Sunday, November 21, 2010

Factory Girls by Leslie T. Chang

I have been reading Leslie Chang's book "Factory Girls: From Village to City in a Changing China". It has been a truly engrossing read, evidenced by the deliberated slow pace I took in reading it. I always had some perverse interest in that even Chinese people in the towns and cities shared the sentiment towards migration is similar to ours when facing the thousands of young Chinese peasants moving to nearby factories to work.

What I didn't like about the book was the interlapsing of her grandfather's story with that of the factory girls whom she befriended while researching the book. It was very confusing and I felt that it would have been better addressed in another book. After all, her grandfather was the martyr of the nation, which strangely I had not read about in other books about China.

I interpreted the author's intention as her wanting to contrast the motives between her grandfather who travelled to USA to study then returned to China to improve the lives and prosperity of his people, versus that of the girls who leave their homes to improve their and their families' lives.

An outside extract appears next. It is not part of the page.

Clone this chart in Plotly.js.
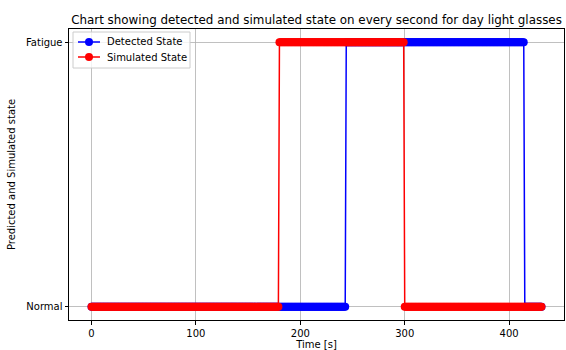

What I found fascinating about these girls who travelled miles from their villages to go to factories where they are trapped like battery chickens, producing endless products for worldwide consumption, is their outlook on life being reshaped from their parents' after becoming self-sufficient and more streetsmart. Upwards mobility is a must because of the terrible conditions they undergo and factories are reluctant to keep people above 30.

Honesty is no longer the best policy, and the migrants tended to hedge the truth when applying for jobs or in love. Earning lends them the strength to make voice their concerns and suggestions in their parents' decisions. Their ambition despite their poorly educated backgrounds, drives them to study English (assembly line English, you have to read the book yourself to believe it) or executive classes, lie and cheat to get better jobs, and even start their own companies, failing then retrying. They are always moving forwards, and living in thr present. One of the weirdest anecdotes of the book is that when a migrant loses the phone, he/she loses contact with everyone (what's wrong with storing the numbers somewhere else?). It was quite an inspirational read. I would say that it is something very few of us cloistered Singaporeans would dare to ourselves.